Wait, what? This is an article about some people who were planning on attending a trip organized by McClure, who showed up early, got drunk and naked, and then one guy (Jesse Thomas) took pics/videos of the other (Matt Monahan) and posted it online.
How is that a clusterfuck 'from Mr. McClure'?
I'd love it if someone with the skills could do a sentiment analysis of all the comments under SV sexism/sexual harassment articles posted to HN, and quantify the amount of denialism versus recognition there is, as well as graph whether there is at least a downward trend in denialism, whether the tipping point mentioned in the article is happening.
On this topic I've been disappointed in HN more often than not. HN users pride themselves on objectivity, but sadly much of it is ditched in favor of defensiveness (or the other dismissive reactions mentioned in the article) when SV culture is put under a critical microscope.
> HN users pride themselves on objectivity, but sadly much of it is ditched in favor of defensiveness (or the other dismissive reactions mentioned in the article) when SV culture is put under a critical microscope.
Can you clarify how exactly objectivity clashes with opinions on fairly subjective matters(e.g. sexism)? Is there an objective standard of sexism that was applied in a rigorous analysis of "SV culture"(whatever that is..) that HN users are being defensive about? Can you provide some examples to what you mean?
What's necessarily subjective about sexism?

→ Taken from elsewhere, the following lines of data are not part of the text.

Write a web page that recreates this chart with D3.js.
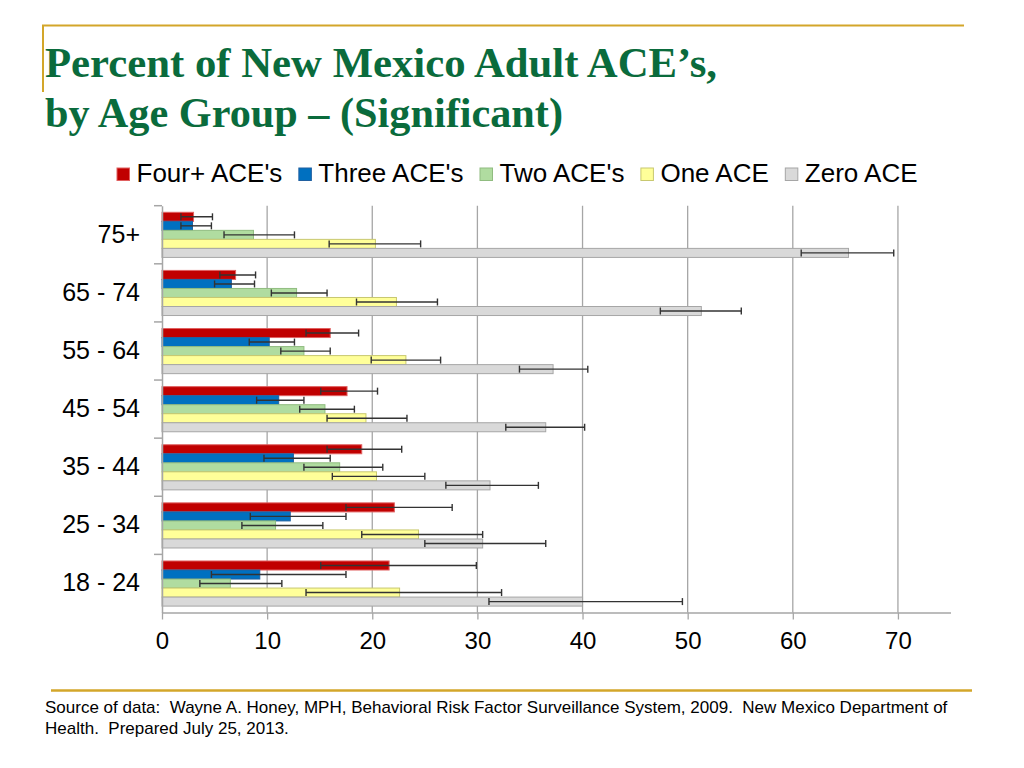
<!DOCTYPE html>
<html>
<head>
<meta charset="utf-8">
<script src="https://cdn.jsdelivr.net/npm/d3@7/dist/d3.min.js"></script>
<style>
  html, body { margin: 0; padding: 0; background: #fff; }
  svg { display: block; }
  text { font-family: "Liberation Sans", Arial, sans-serif; }
</style>
</head>
<body>
<svg id="chart" width="1024" height="768"></svg>
<script>
// ---------------- DATA ----------------
const categories = ["75+", "65 - 74", "55 - 64", "45 - 54", "35 - 44", "25 - 34", "18 - 24"];
const seriesNames = ["Four+ ACE's", "Three ACE's", "Two ACE's", "One ACE", "Zero ACE"];
const seriesFill   = ["#C00000", "#0070C0", "#B0DCA0", "#FFFF99", "#D9D9D9"];
const seriesStroke = ["#E06060", "#2060A0", "#90BC80", "#C8C870", "#A6A6A6"];

const fourVal   = [3.0, 7.0, 16.0, 17.6, 19.0, 22.1, 21.6];
const fourLo    = [1.8, 5.5, 13.7, 15.1, 15.7, 17.5, 15.1];
const fourHi    = [4.8, 8.9, 18.7, 20.5, 22.8, 27.6, 29.9];
const threeVal  = [2.9, 6.6, 10.2, 11.1, 12.5, 12.2, 9.3];
const threeLo   = [1.8, 5.0, 8.3, 9.0, 9.7, 8.4, 4.7];
const threeHi   = [4.7, 8.8, 12.6, 13.5, 16.0, 17.5, 17.5];
const twoVal    = [8.7, 12.8, 13.5, 15.5, 16.9, 10.8, 6.5];
const twoLo     = [5.9, 10.4, 11.3, 13.1, 13.5, 7.6, 3.6];
const twoHi     = [12.6, 15.7, 16.0, 18.3, 21.0, 15.3, 11.4];
const oneVal    = [20.3, 22.3, 23.2, 19.4, 20.4, 24.4, 22.6];
const oneLo     = [15.9, 18.5, 19.9, 15.7, 16.2, 19.0, 13.7];
const oneHi     = [24.6, 26.2, 26.5, 23.3, 25.0, 30.5, 32.3];
const zeroVal   = [65.3, 51.3, 37.2, 36.5, 31.2, 30.5, 40.0];
const zeroLo    = [60.8, 47.4, 34.0, 32.7, 27.0, 25.0, 31.1];
const zeroHi    = [69.6, 55.1, 40.5, 40.2, 35.8, 36.5, 49.5];

const xTicks = [0, 10, 20, 30, 40, 50, 60, 70];

const titleLines = ["Percent of New Mexico Adult ACE\u2019s,", "by Age Group \u2013 (Significant)"];
const sourceLines = [
  "Source of data:  Wayne A. Honey, MPH, Behavioral Risk Factor Surveillance System, 2009.  New Mexico Department of",
  "Health.  Prepared July 25, 2013."
];

const seriesVals = [fourVal, threeVal, twoVal, oneVal, zeroVal];
const seriesLo = [fourLo, threeLo, twoLo, oneLo, zeroLo];
const seriesHi = [fourHi, threeHi, twoHi, oneHi, zeroHi];

// ---------------- LAYOUT ----------------
const svg = d3.select("#chart");
const gold = "#D3A62A";
const plot = { left: 162, right: 950.5, top: 205.7, bottom: 612.5 };

// decorative frame lines
svg.append("line").attr("x1", 42).attr("x2", 964).attr("y1", 25.5).attr("y2", 25.5)
  .attr("stroke", gold).attr("stroke-width", 2);
svg.append("line").attr("x1", 43).attr("x2", 43).attr("y1", 25).attr("y2", 92)
  .attr("stroke", gold).attr("stroke-width", 2);
svg.append("line").attr("x1", 51).attr("x2", 972).attr("y1", 690.5).attr("y2", 690.5)
  .attr("stroke", gold).attr("stroke-width", 2.5);

// title
const titleWidths = [672, 518];
svg.selectAll("text.title").data(titleLines).join("text")
  .attr("class", "title")
  .attr("x", 45).attr("y", (d, i) => 77 + i * 50)
  .attr("textLength", (d, i) => titleWidths[i])
  .attr("lengthAdjust", "spacingAndGlyphs")
  .style("font-family", "'Liberation Serif', 'Times New Roman', serif")
  .style("font-weight", "bold")
  .style("font-size", "42px")
  .attr("fill", "#0A6B3C")
  .text(d => d);

// scales
const x = d3.scaleLinear().domain([0, 75]).range([plot.left, plot.right]);
const y = d3.scaleBand().domain(categories).range([plot.top, plot.bottom]).paddingInner(0).paddingOuter(0);
const barSub = d3.scaleBand().domain(d3.range(seriesNames.length))
  .range([6.6, y.bandwidth() - 6.4]).paddingInner(0);

// gridlines
const gridColor = "#A6A6A6";
svg.append("g").selectAll("line").data(xTicks.filter(t => t > 0)).join("line")
  .attr("x1", d => x(d)).attr("x2", d => x(d))
  .attr("y1", plot.top).attr("y2", plot.bottom)
  .attr("stroke", gridColor).attr("stroke-width", 1.3);

// bars
const gBars = svg.append("g");
seriesNames.forEach((name, s) => {
  const g = gBars.append("g");
  g.selectAll("rect").data(categories).join("rect")
    .attr("x", x(0))
    .attr("y", c => y(c) + barSub(s))
    .attr("width", (c, i) => x(seriesVals[s][i]) - x(0))
    .attr("height", barSub.bandwidth())
    .attr("fill", seriesFill[s])
    .attr("stroke", seriesStroke[s])
    .attr("stroke-width", 1);
});

// error bars
const errColor = "#333333";
seriesNames.forEach((name, s) => {
  const g = gBars.append("g");
  categories.forEach((c, i) => {
    const cy = y(c) + barSub(s) + barSub.bandwidth() / 2;
    const x1 = x(seriesLo[s][i]), x2 = x(seriesHi[s][i]);
    g.append("line").attr("x1", x1).attr("x2", x2).attr("y1", cy).attr("y2", cy)
      .attr("stroke", errColor).attr("stroke-width", 1.4);
    [x1, x2].forEach(xx => {
      g.append("line").attr("x1", xx).attr("x2", xx).attr("y1", cy - 3.5).attr("y2", cy + 3.5)
        .attr("stroke", errColor).attr("stroke-width", 1.4);
    });
  });
});

// x axis
const xAxis = d3.axisBottom(x).tickValues(xTicks).tickSize(7).tickSizeOuter(0).tickPadding(12);
const gx = svg.append("g").attr("transform", `translate(0,${plot.bottom})`).call(xAxis);
gx.select(".domain").attr("stroke", gridColor).attr("stroke-width", 1.5);
gx.selectAll(".tick line").attr("stroke", gridColor).attr("stroke-width", 1.3);
gx.selectAll(".tick text")
  .style("font-family", "'Liberation Sans', Arial, sans-serif")
  .style("font-size", "24px").attr("fill", "#000");

// y axis (labels centered, ticks at band boundaries)
const yAxis = d3.axisLeft(y).tickSize(0).tickPadding(22);
const gy = svg.append("g").attr("transform", `translate(${plot.left},0)`).call(yAxis);
gy.select(".domain").attr("stroke", gridColor).attr("stroke-width", 1.5);
gy.selectAll(".tick text")
  .style("font-family", "'Liberation Sans', Arial, sans-serif")
  .style("font-size", "25px").attr("fill", "#000");
svg.append("g").selectAll("line").data(categories).join("line")
  .attr("x1", plot.left - 8).attr("x2", plot.left)
  .attr("y1", c => y(c)).attr("y2", c => y(c))
  .attr("stroke", gridColor).attr("stroke-width", 1.5);

// legend
const legend = svg.append("g");
let lx = 117;
seriesNames.forEach((name, s) => {
  legend.append("rect").attr("x", lx).attr("y", 168).attr("width", 12.5).attr("height", 12.5)
    .attr("fill", seriesFill[s]).attr("stroke", seriesStroke[s]).attr("stroke-width", 1);
  const t = legend.append("text").attr("x", lx + 19.5).attr("y", 181.5)
    .style("font-family", "'Liberation Sans', Arial, sans-serif")
    .style("font-size", "26px").attr("fill", "#000").text(name);
  lx += 19.5 + t.node().getComputedTextLength() + 16.5;
});

// source footnote
svg.selectAll("text.src").data(sourceLines).join("text")
  .attr("class", "src")
  .attr("x", 45).attr("y", (d, i) => 713 + i * 21)
  .attr("xml:space", "preserve")
  .style("white-space", "pre")
  .style("font-family", "'Liberation Sans', Arial, sans-serif")
  .style("font-size", "17px").attr("fill", "#000")
  .text(d => d);
</script>
</body>
</html>
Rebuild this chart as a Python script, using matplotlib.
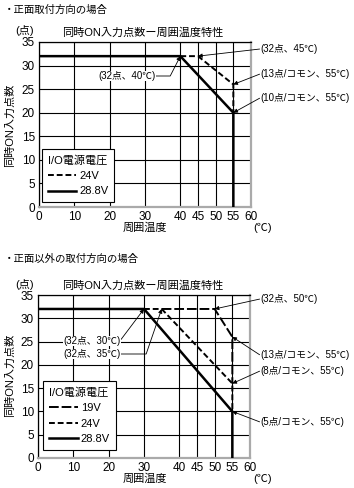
import matplotlib
matplotlib.use("Agg")
import matplotlib.pyplot as plt

plt.rcParams['font.family'] = ['Liberation Sans', 'Noto Sans CJK JP', 'DejaVu Sans']
plt.rcParams['axes.unicode_minus'] = False

W, H = 354, 488

# 目盛り
x_ticks = [0, 10, 20, 30, 40, 45, 50, 55, 60]
y_ticks = [0, 5, 10, 15, 20, 25, 30, 35]

# 正面取付 (温度, 点数)
top_288_t = [0, 40, 55, 55]
top_288_n = [32, 32, 20, 0]
top_24_t = [40, 45, 55, 55]
top_24_n = [32, 32, 26, 20]

# 正面以外の取付
bot_288_t = [0, 30, 55, 55]
bot_288_n = [32, 32, 10, 0]
bot_24_t = [30, 35, 55, 55]
bot_24_n = [32, 32, 16, 10]
bot_19_t = [35, 50, 55, 55]
bot_19_n = [32, 32, 26, 16]

TITLE = "同時ON入力点数ー周囲温度特性"
YLAB = "同時ON入力点数"
XLAB = "周囲温度"


def fp(x, y):
    # 左上基準のピクセル -> figure fraction
    return (x / W, 1 - y / H)


def make_axes(fig, left, right, top, bottom):
    ax = fig.add_axes([left / W, 1 - bottom / H, (right - left) / W, (bottom - top) / H])
    ax.set_xlim(0, 60)
    ax.set_ylim(0, 35)
    ax.set_xticks(x_ticks)
    ax.set_yticks(y_ticks)
    ax.tick_params(length=0, labelsize=8.5, pad=3)
    ax.grid(True, color="black", linewidth=0.8)
    ax.set_axisbelow(True)
    for s in ["left", "top"]:
        ax.spines[s].set_color("black")
        ax.spines[s].set_linewidth(0.9)
    for s in ["right", "bottom"]:
        ax.spines[s].set_color("#aaaaaa")
        ax.spines[s].set_linewidth(1.6)
    return ax


def note(ax, text, xy, xytext, relpos=(0, 0.5), conn="arc3", ha="left"):
    ax.annotate(text, xy=xy, xytext=xytext, textcoords="figure fraction",
                fontsize=7, ha=ha, va="center",
                bbox=dict(facecolor="white", edgecolor="none", pad=0.3),
                arrowprops=dict(arrowstyle="-|>", color="black", lw=0.6,
                                mutation_scale=6, shrinkA=0, shrinkB=0,
                                relpos=relpos, connectionstyle=conn),
                zorder=6)


def decorate(fig, ax, ytop, ybottom, ylab_y, xtick_y):
    fig.text(*fp(25, ytop - 11), "(点)", fontsize=8, ha="center", va="center")
    fig.text(*fp(143, ytop - 9), TITLE, fontsize=8, ha="center", va="center")
    fig.text(*fp(10, ylab_y), YLAB, fontsize=8, rotation=90, ha="center", va="center")
    fig.text(*fp(145, xtick_y + 12), XLAB, fontsize=8, ha="center", va="center")
    fig.text(*fp(263, xtick_y + 12), "(℃)", fontsize=8, ha="center", va="center")


def add_legend(ax, anchor):
    leg = ax.legend(loc="lower left", bbox_to_anchor=anchor, title="I/O電源電圧",
                    fontsize=8, title_fontsize=8, alignment="left",
                    handlelength=2.6, handletextpad=0.3, borderpad=0.5,
                    labelspacing=0.5, fancybox=False, edgecolor="black",
                    framealpha=1, borderaxespad=0)
    leg.get_frame().set_linewidth(0.8)
    leg.set_zorder(7)
    return leg


fig = plt.figure(figsize=(W / 100, H / 100), dpi=100)

fig.text(*fp(4, 10), "・正面取付方向の場合", fontsize=7.5, ha="left", va="center")
fig.text(*fp(4, 259), "・正面以外の取付方向の場合", fontsize=7.5, ha="left", va="center")

# ---- 上段: 正面取付 ----
ax1 = make_axes(fig, 39, 251, 42, 207)
ax1.plot(top_24_t, top_24_n, color="black", lw=1.4, linestyle=(0, (3, 1.5)), label="24V", zorder=3)
ax1.plot(top_288_t, top_288_n, color="black", lw=1.8, label="28.8V", zorder=4)
decorate(fig, ax1, 42, 207, 125, 216)

note(ax1, "(32点、45℃)", (45, 32), fp(260, 49))
note(ax1, "(13点/コモン、55℃)", (55, 26), fp(260, 74))
note(ax1, "(10点/コモン、55℃)", (55, 20), fp(260, 98))
note(ax1, "(32点、40℃)", (40, 32), fp(127, 76), relpos=(1, 0.5),
     conn="angle,angleA=0,angleB=63,rad=0", ha="center")

add_legend(ax1, (0.014, 0.03))

# ---- 下段: 正面以外 ----
ax2 = make_axes(fig, 38, 250, 295, 458)
ax2.plot(bot_19_t, bot_19_n, color="black", lw=1.4, linestyle=(0, (5, 1.5)), label="19V", zorder=3)
ax2.plot(bot_24_t, bot_24_n, color="black", lw=1.4, linestyle=(0, (3, 1.5)), label="24V", zorder=3)
ax2.plot(bot_288_t, bot_288_n, color="black", lw=1.8, label="28.8V", zorder=4)
decorate(fig, ax2, 295, 458, 375, 467)

note(ax2, "(32点、50℃)", (50, 32), fp(260, 299))
note(ax2, "(13点/コモン、55℃)", (55, 26), fp(260, 355))
note(ax2, "(8点/コモン、55℃)", (55, 16), fp(260, 371))
note(ax2, "(5点/コモン、55℃)", (55, 10), fp(260, 422))
note(ax2, "(32点、30℃)", (30, 32), fp(92, 341), relpos=(1, 0.6), ha="center")
note(ax2, "(32点、35℃)", (35, 32), fp(92, 354), relpos=(1, 0.5),
     conn="angle,angleA=0,angleB=71,rad=0", ha="center")

add_legend(ax2, (0.024, 0.05))

fig.savefig("out.png", dpi=100)
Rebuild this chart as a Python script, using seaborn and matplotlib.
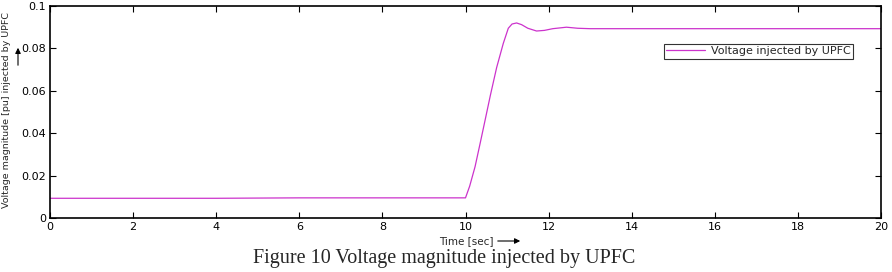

I had two objections to parent's point, so forgive me for ranting on a bit here.
The strict definition of sexism is a mindset, and the only way to reliably determine that mindset is to have a mind-reading device. That means that almost every time we evaluate sexism, we use a heuristic, and choosing which heuristics to apply is necessarily subjective. For example, I find most of the sexism controversies do not have clear indicators of sexism, but I acknowledge that I applied my own opinion to determine those, and opinions can differ.
Since the strict definition of sexism is difficult to apply, it's also possible to use an operative definition and still remain objective. If we could agree to a set of heuristics, a set of measurable actions through which we can objectively determine that something is "sexism", then we could use that to make our judgement calls. However, I don't see such a standard proposed and agreed upon - in fact, the reason the issue is so controversial is that it seems there is very little "standard" about sexism that we agree on, and opinions about it have a lot of variance. I think it's normal for HN users to then express skepticism and criticize an ad-hoc application of rules to slap a label on someone when we can't agree on what that label means.
This is why I was looking for an objective standard to replace the dictionary definition of the word, which HN users agreed upon and then failed to apply when "SV culture" was put under a microscope.
EDIT: reduced repetition and improved wording.
Lots. Interpretation of some specific event, action, or person as sexist (or not) can be very subjective. For example, if a woman applies for a job and is rejected, she may think it was due to sexism, whereas the interviewer may not.
Can't you just approximate the result by finding the most upvoted comments?
HN doesn't expose vote counts
I've never seen a graph or attempt of proof that SV has an issue any worst than normal society.
There is denialism and lack of objectivity going on, but I'm not sure you get what side it is.
Until we see the science, many of us think articles like these specifically blaming the Valley are just tabloid fodder.